The warning signs have been there for years. Membership has declined steadily, and ground campaigning teams have become increasingly threadbare. The leadership – both Theresa May’s office and the Party Chairman’s office – don’t seem to have noticed what’s going on, or else are deliberately ignoring it.

They may be considered too radical, too whiney, too stupid, or too old to be trusted, but the Conservative Party activists are crucial campaigning resource – and they have been bristling with irritation for years at the direction of their Party.

But in the last 18 months it has all changed. The disastrous General Election, in which activists were disrespected in so many ways I don’t have the space to list them all, has dramatically accelerated the decline of the Conservative Party. Almost every activist still has a sour taste in their mouth from the way their concerns about the campaign strategy were dismissed, belittled, and then proved right. There was no reconciliation process, no apology for getting it wrong, and no lessons learned.

It is against this backdrop that the Prime Minister published the Chequers plan. We are all familiar with the political fallout of the PM’s massive change of position from her Lancaster House speech to the Chequers plan, but the impact on the Conservative grassroots has not attracted so much attention. The anger was palpable. Activists who had quietly got on with delivering leaflets every weekend for literally decades downed their tools. The rage spread well beyond the usual malcontents, and took in even the most mild-mannered of Conservative stalwarts.

There was a sense that perhaps May had got the message at Conservative Party Conference – where a majority of members wore their ‘Chuck Chequers’ badges with pride – as May’s speech made no mention of Chequers.

But the Withdrawal Agreement showed that, yet again, May had not listened. She had not listened to her Cabinet. She had not listened to her MPs. And she had not listened to her members. She was plugging along with the same “I know best” attitude that lost the Conservatives their majority last year. And it tipped activists over the edge.

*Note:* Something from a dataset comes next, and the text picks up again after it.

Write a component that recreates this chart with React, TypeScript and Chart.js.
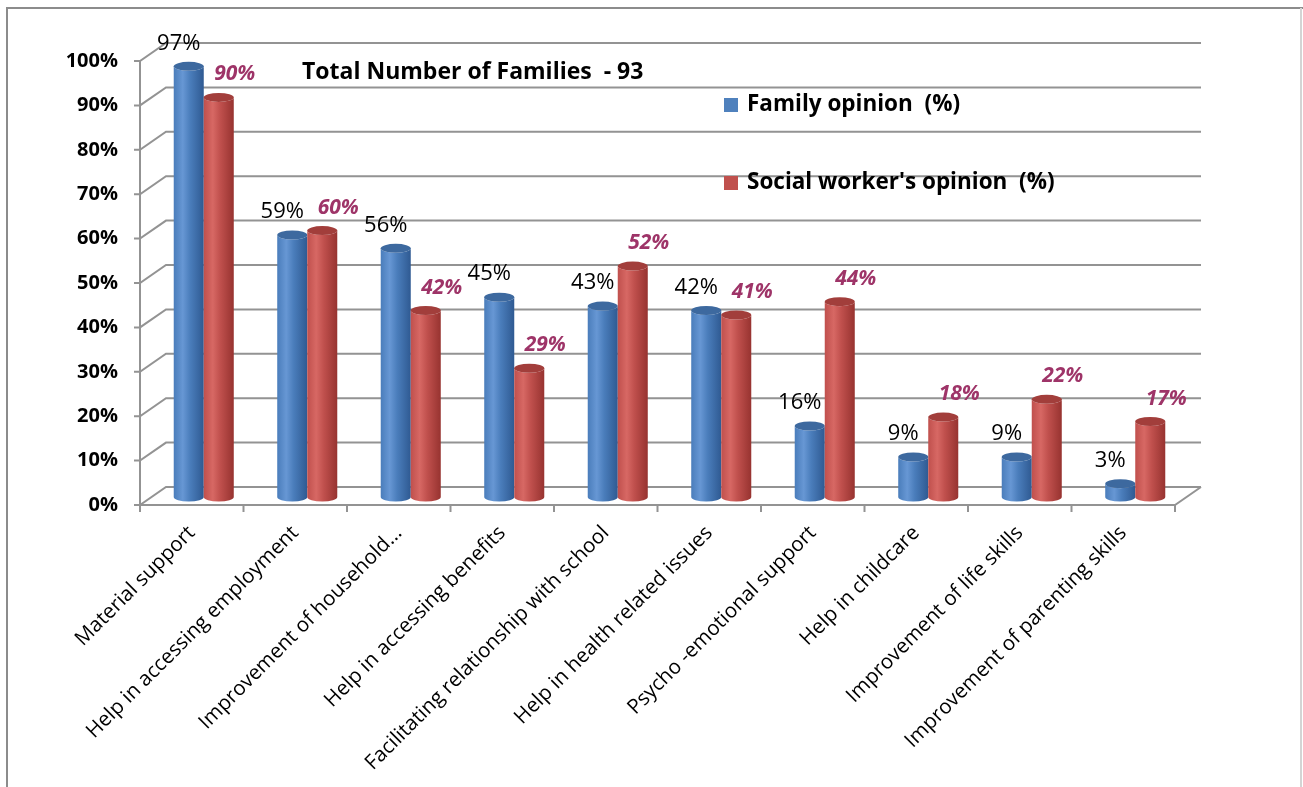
import React, { useEffect, useRef } from 'react';
import { Chart, registerables } from 'chart.js';

Chart.register(...registerables);

const categories = [
  'Material support',
  'Help in accessing employment',
  'Improvement of household...',
  'Help in accessing benefits',
  'Facilitating relationship with school',
  'Help in health related issues',
  'Psycho -emotional support',
  'Help in childcare',
  'Improvement of life skills',
  'Improvement of parenting skills',
];
const familyOpinion = [97, 59, 56, 45, 43, 42, 16, 9, 9, 3];
const socialWorkerOpinion = [90, 60, 42, 29, 52, 41, 44, 18, 22, 17];
const seriesLabels = ['Family opinion  (%)', "Social worker's opinion  (%)"];
const yTickValues = [0, 10, 20, 30, 40, 50, 60, 70, 80, 90, 100];
const chartTitle = 'Total Number of Families  - 93';

const FONT = '"Open Sans", Lato, "DejaVu Sans", sans-serif';
const BLUE = '#4F81BD';
const RED = '#C0504D';
const LABEL_RED = '#9E3468';
const GRID = '#939393';
// depth of the 3D box (back wall offset) and half depth for the bars
const DEPTH_X = 26;
const DEPTH_Y = -18;
const BAR_DX = 12;
const BAR_DY = -8;

const palettes = [
  { dark: '#2f5a92', mid: '#4a7dbb', light: '#6797d4', top: '#3d699f' },
  { dark: '#973330', mid: '#c0504d', light: '#d76864', top: '#a23e3b' },
];

function drawCylinder(ctx: CanvasRenderingContext2D, cx: number, top: number, base: number, w: number, p: any) {
  const rx = w / 2;
  const ry = 4.5;
  const l = cx - rx;
  const r = cx + rx;
  const g = ctx.createLinearGradient(l, 0, r, 0);
  g.addColorStop(0, p.mid);
  g.addColorStop(0.3, p.light);
  g.addColorStop(0.55, p.mid);
  g.addColorStop(1, p.dark);
  ctx.beginPath();
  ctx.moveTo(l, top);
  ctx.lineTo(l, base);
  ctx.ellipse(cx, base, rx, ry, 0, Math.PI, 0, true);
  ctx.lineTo(r, top);
  ctx.ellipse(cx, top, rx, ry, 0, 0, Math.PI, false);
  ctx.closePath();
  ctx.fillStyle = g;
  ctx.fill();
  ctx.beginPath();
  ctx.ellipse(cx, top, rx, ry, 0, 0, Math.PI * 2);
  ctx.fillStyle = p.top;
  ctx.fill();
}

const framePlugin = {
  id: 'frame3d',
  beforeDraw(chart: any) {
    const ctx = chart.ctx;
    ctx.save();
    ctx.fillStyle = '#ffffff';
    ctx.fillRect(0, 0, chart.width, chart.height);
    ctx.lineWidth = 2;
    ctx.strokeStyle = '#8c8c8c';
    ctx.beginPath();
    ctx.moveTo(7, chart.height);
    ctx.lineTo(7, 8);
    ctx.lineTo(chart.width, 8);
    ctx.stroke();
    ctx.strokeStyle = '#d4d4d4';
    ctx.beginPath();
    ctx.moveTo(1301, 8);
    ctx.lineTo(1301, chart.height);
    ctx.stroke();
    ctx.restore();
  },
  beforeDatasetsDraw(chart: any) {
    const ctx = chart.ctx;
    const { left, right, top, bottom } = chart.chartArea;
    const ys = chart.scales.y;
    ctx.save();
    ctx.strokeStyle = GRID;
    ctx.lineWidth = 2;
    ctx.lineCap = 'butt';
    yTickValues.forEach((v) => {
      const y = ys.getPixelForValue(v);
      ctx.beginPath();
      ctx.moveTo(left - 6, y);
      ctx.lineTo(left, y);
      ctx.lineTo(left + DEPTH_X, y + DEPTH_Y);
      ctx.lineTo(right + DEPTH_X, y + DEPTH_Y);
      ctx.stroke();
    });
    // front axes and floor edge
    ctx.beginPath();
    ctx.moveTo(left, top);
    ctx.lineTo(left, bottom);
    ctx.lineTo(right, bottom);
    ctx.lineTo(right + DEPTH_X, bottom + DEPTH_Y);
    ctx.stroke();
    const n = categories.length;
    for (let i = 0; i <= n; i++) {
      const x = left + (i * (right - left)) / n;
      ctx.beginPath();
      ctx.moveTo(x, bottom);
      ctx.lineTo(x, bottom + 7);
      ctx.stroke();
    }
    ctx.restore();
  },
  afterDatasetsDraw(chart: any) {
    const ctx = chart.ctx;
    ctx.save();
    const metas = [chart.getDatasetMeta(0), chart.getDatasetMeta(1)];
    const n = categories.length;
    for (let i = 0; i < n; i++) {
      metas.forEach((meta: any, d: number) => {
        const el = meta.data[i];
        drawCylinder(ctx, el.x + BAR_DX, el.y + BAR_DY, el.base + BAR_DY, el.width, palettes[d]);
      });
    }
    // data labels
    ctx.textBaseline = 'middle';
    ctx.textAlign = 'center';
    metas.forEach((meta: any, d: number) => {
      const values = chart.data.datasets[d].data;
      meta.data.forEach((el: any, i: number) => {
        const txt = values[i] + '%';
        const x = el.x + BAR_DX + (d === 0 ? -10 : 16);
        const y = el.y + BAR_DY - 23;
        if (d === 0) {
          ctx.font = `22px ${FONT}`;
          ctx.fillStyle = '#000000';
        } else {
          ctx.font = `italic bold 21px ${FONT}`;
          ctx.fillStyle = LABEL_RED;
        }
        ctx.fillText(txt, x, y);
      });
    });
    // title text
    ctx.textAlign = 'left';
    ctx.fillStyle = '#000000';
    ctx.font = `bold 23px ${FONT}`;
    ctx.fillText(chartTitle, 302, 72);
    // legend
    const legendY = [105, 183];
    chart.data.datasets.forEach((ds: any, d: number) => {
      ctx.fillStyle = d === 0 ? BLUE : RED;
      ctx.fillRect(724, legendY[d] - 7, 14, 14);
      ctx.fillStyle = '#000000';
      ctx.font = `bold 22.5px ${FONT}`;
      ctx.fillText(ds.label, 747, legendY[d]);
    });
    ctx.restore();
  },
};

export default function App() {
  const ref = useRef<HTMLCanvasElement | null>(null);
  useEffect(() => {
    if (!ref.current) return;
    const chart = new Chart(ref.current, {
      type: 'bar',
      data: {
        labels: categories,
        datasets: [
          { label: seriesLabels[0], data: familyOpinion, backgroundColor: 'rgba(0,0,0,0)', borderWidth: 0 },
          { label: seriesLabels[1], data: socialWorkerOpinion, backgroundColor: 'rgba(0,0,0,0)', borderWidth: 0 },
        ],
      },
      options: {
        animation: false,
        responsive: false,
        events: [],
        categoryPercentage: 0.58,
        barPercentage: 1,
        layout: { padding: { left: 0, top: 61, right: 128, bottom: 0 } },
        plugins: {
          legend: { display: false },
          tooltip: { enabled: false },
          title: { display: false },
        },
        scales: {
          x: {
            grid: { display: false, drawTicks: false },
            border: { display: false },
            ticks: {
              autoSkip: false,
              minRotation: 45,
              maxRotation: 45,
              padding: 16,
              color: '#000000',
              font: { family: FONT, size: 20.5 },
            },
            afterFit: (s: any) => {
              s.height = 282;
            },
          },
          y: {
            min: 0,
            max: 100,
            grid: { display: false, drawTicks: false },
            border: { display: false },
            ticks: {
              stepSize: 10,
              padding: 22,
              color: '#000000',
              font: { family: FONT, size: 20, weight: 'bold' },
              callback: (v: any) => v + '%',
            },
            afterFit: (s: any) => {
              s.width = 140;
            },
          },
        },
      },
      plugins: [framePlugin],
    });
    return () => chart.destroy();
  }, []);
  return (
    <div style={{ position: 'absolute', left: 0, top: 0, width: 1303, height: 787 }}>
      <canvas ref={ref} width={1303} height={787} style={{ display: 'block' }} />
    </div>
  );
}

This week, the hopes of members were raised when a confidence vote was triggered. A snap survey by Conservative Home found that 63% of members wanted Conservative MPs to vote May out. The reaction to the result of the confidence vote among Conservative members has been extreme. The most striking feature has been that it is the most active, committed, valuable members that are the angriest. It seems that there is an almost direct correlation between the number of miles a person has put in on the campaign trail and how despondent that person feels now.

People who have stood as parliamentary candidates, who have run campaigns that won parliamentary seats, and who have dedicated all their spare hours to leafleting and knocking on doors are seriously considering whether they can continue to be a member of the Party they once loved.

The thing that keeps them in the Party – and has prompted many supporters to ensure their memberships and renewals are in order – is the hope that they will need their membership soon, for a leadership election.

The despondency among members poses a real threat to the Conservative Party’s ability to fight elections. The Party is already at a huge numbers disadvantage when it comes to ground campaigning, and if an election comes any time soon – which it easily could – it will be so much worse. The people who organise leaflet deliveries and canvassing are saying ‘no’. The people who go out and get the work done no matter how cold or wet it is are staying at home. People who have given years – and decades – of service to the party are refusing to do anything that could bolster May’s position.

And MPs need to be clear. This is not restricted to the Brexiteers who feel deeply betrayed by the PM’s deal. It’s not just the ‘headbangers’ or ‘extremists’, as some MPs have labelled them. The sheer rage against May’s handling of government cuts across the whole of the Conservative Party: young and old, north and south, leave and remain, and one nation and libertarian. They are shaking their heads, putting their leaflets down, and going on strike.